The need to build peace at the local level also means that the process of peace-making will be highly context-specific. As Sarhang Hamasaeed, Director of Middle East Programs at the US Institute of Peace reminded us, “The path to peace in Syria is different to the path to peace in Iraq, it’s different to the path in Yemen […] Even in a country, you have conflicts and sub-conflicts.” The interaction between national and local conflicts, and the stories of local peace-builders, are key themes in Concern’s series of reports on conflict and Breaking the Cycle. These, in turn, informed Concern’s call to the Irish Government to strengthen its focus on peace, conflict prevention and fragility, by tripling the funds provided to integrated programmes that include locally-led civilian peace-building, conflict prevention and resolution initiatives.
Concern calls on the Irish Government to strengthen its focus on peace, conflict prevention and fragility, by tripling the funds provided to integrated programmes that include locally-led civilian peace-building, conflict prevention and resolution initiatives.
5. Building peace takes time
A final lesson of the day was that peace takes time. President Higgins and Mr. MacSorley both reflected on the long history of humanitarianism and the struggle for human rights and social justice that the world has seen since 1968. Mr. Colgan emphasised just how long this process has been in Northern Ireland: “We're in our fourth generation of peace processes,” he remarked, “This takes an awfully long time, and we're not done yet.” Mr. Hamasaeed had a similar insight on the work of peacebuilding in the Middle East, telling the audience, “The work is not done. We need to continue. We need to have a long-term perspective on this.”
President Clinton encouraged those gathered not to be demotivated by slow progress or minor setbacks, because “There are no final victories in politics; nor are there any final defeats. The important thing is the journey, and the terms of engagement.” Reflecting on the decades’ long process of building peace in Northern Ireland, he urged leaders there to “take a deep breath, keep the agenda out there, and keep working.”
President Clinton’s words parallel the findings of Concern’s recent research, emphasising the long-lasting legacy of conflict, and the need for sustained international engagement and support for recovery. In the context of a renewed commitment to delivering 0.7 per cent of Gross National Income to development assistance, the Irish Government has an opportunity to expand Irish Aid’s Key Partner Countries to include more conflict-affected contexts, where it could play a catalytic role in supporting transformation through a long-term, whole-of-government approach.
The Irish Government has an opportunity to expand Irish Aid’s Key Partner Countries to include more conflict-affected contexts.

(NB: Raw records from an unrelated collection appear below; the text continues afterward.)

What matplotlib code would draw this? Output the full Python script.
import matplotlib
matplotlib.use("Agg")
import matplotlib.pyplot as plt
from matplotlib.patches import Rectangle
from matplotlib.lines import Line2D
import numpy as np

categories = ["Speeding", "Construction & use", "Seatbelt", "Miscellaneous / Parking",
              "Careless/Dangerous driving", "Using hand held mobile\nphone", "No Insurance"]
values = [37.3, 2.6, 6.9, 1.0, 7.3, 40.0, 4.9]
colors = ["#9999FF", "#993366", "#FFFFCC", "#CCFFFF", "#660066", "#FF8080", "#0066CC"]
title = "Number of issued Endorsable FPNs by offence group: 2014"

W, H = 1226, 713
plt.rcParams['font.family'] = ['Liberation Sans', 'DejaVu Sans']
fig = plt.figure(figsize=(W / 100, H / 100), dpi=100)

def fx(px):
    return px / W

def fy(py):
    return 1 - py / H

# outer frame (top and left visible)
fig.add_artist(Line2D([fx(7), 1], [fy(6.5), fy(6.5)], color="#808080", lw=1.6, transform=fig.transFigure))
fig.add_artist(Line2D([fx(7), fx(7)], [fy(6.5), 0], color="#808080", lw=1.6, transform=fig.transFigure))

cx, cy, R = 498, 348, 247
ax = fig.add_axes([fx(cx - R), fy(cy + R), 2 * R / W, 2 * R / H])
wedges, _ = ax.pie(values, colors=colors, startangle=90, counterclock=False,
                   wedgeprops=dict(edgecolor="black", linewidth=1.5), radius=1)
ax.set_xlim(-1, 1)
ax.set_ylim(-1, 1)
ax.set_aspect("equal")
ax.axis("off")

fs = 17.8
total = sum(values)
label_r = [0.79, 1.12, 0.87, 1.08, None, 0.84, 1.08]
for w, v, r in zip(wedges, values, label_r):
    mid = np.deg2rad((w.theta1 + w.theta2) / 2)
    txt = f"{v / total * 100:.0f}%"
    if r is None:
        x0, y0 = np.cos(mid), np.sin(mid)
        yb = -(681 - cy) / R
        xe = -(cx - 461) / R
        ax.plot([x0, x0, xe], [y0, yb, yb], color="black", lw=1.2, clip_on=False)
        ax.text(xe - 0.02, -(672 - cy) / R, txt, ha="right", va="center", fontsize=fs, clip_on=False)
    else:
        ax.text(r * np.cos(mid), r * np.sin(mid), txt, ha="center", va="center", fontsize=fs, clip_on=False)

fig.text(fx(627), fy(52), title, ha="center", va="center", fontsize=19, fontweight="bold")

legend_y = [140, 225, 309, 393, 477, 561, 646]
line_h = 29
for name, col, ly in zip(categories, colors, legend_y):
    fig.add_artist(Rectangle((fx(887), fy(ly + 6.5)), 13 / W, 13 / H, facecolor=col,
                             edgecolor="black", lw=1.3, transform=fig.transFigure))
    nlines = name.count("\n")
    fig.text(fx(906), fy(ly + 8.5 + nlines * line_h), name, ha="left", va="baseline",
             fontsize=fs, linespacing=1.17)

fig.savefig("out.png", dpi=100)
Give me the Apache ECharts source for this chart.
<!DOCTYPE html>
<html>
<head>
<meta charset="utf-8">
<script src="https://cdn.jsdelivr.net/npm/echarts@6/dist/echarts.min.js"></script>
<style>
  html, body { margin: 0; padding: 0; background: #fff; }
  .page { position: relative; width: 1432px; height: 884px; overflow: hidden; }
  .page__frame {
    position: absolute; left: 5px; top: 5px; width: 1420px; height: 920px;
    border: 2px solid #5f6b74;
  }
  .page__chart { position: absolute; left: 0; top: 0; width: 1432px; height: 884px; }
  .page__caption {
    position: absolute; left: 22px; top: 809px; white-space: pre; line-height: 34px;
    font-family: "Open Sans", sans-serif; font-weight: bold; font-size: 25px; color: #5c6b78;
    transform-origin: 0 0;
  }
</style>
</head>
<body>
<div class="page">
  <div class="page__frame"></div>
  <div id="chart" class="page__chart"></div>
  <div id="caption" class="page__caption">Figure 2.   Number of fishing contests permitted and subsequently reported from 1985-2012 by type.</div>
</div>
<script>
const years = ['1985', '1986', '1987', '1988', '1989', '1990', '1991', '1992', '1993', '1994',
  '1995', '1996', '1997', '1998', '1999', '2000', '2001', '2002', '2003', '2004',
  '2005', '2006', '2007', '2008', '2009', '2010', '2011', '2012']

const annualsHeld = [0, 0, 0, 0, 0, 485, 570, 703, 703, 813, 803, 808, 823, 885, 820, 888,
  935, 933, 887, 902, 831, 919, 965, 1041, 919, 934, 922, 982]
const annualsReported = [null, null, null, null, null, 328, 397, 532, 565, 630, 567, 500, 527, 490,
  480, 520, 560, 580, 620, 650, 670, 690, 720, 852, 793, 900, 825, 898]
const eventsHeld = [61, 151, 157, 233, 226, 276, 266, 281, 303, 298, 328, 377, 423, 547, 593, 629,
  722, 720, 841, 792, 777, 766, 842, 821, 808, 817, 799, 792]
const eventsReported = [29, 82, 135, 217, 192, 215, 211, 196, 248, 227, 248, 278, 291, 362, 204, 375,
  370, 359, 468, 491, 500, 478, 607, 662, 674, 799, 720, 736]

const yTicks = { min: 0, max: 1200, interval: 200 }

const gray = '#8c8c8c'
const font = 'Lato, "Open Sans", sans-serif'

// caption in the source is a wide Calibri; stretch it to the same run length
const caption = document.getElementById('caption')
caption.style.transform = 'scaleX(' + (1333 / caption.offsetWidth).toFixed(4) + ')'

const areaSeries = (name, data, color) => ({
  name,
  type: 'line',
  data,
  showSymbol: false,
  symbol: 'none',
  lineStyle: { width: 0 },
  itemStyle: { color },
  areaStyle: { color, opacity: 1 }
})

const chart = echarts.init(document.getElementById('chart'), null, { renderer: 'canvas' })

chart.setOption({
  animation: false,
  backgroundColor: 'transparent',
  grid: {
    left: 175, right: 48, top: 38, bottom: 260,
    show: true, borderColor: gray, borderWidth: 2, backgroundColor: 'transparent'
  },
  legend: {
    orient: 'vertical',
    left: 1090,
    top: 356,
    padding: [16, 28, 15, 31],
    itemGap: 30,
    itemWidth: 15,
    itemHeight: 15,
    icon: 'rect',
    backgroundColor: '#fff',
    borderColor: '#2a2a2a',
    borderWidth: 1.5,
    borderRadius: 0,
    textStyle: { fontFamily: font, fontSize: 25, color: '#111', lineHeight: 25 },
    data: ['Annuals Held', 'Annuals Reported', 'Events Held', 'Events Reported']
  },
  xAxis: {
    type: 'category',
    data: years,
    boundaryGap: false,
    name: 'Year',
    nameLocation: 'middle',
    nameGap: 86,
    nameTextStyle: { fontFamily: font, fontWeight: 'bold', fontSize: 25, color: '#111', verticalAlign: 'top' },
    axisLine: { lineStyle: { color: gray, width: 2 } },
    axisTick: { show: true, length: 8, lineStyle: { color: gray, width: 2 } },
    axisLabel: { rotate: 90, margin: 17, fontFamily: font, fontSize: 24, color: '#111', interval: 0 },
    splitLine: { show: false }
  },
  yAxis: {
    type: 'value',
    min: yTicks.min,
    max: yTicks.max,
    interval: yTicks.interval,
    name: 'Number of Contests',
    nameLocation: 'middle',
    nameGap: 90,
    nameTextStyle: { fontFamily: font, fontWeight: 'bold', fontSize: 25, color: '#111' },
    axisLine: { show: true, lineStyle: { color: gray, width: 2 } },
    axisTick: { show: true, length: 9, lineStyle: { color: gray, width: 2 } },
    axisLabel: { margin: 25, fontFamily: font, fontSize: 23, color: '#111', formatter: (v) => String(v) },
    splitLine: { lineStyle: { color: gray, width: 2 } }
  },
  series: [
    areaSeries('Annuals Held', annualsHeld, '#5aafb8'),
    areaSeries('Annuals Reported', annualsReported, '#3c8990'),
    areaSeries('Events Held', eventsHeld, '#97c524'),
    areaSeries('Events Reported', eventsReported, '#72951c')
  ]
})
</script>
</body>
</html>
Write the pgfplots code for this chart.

In its 50th year of tackling crisis in the world’s most conflict-affected contexts, Concern is committed to doing more than ever to alleviate suffering; work with communities to address the root causes of poverty and vulnerability; and empower women, men, youth, and peace champions from vulnerable groups to build a better future for their communities. We will be integrating these lessons and the insights from our recent research on conflict, displacement, hunger and peacebuilding to build better responses and continue these discussions around the world.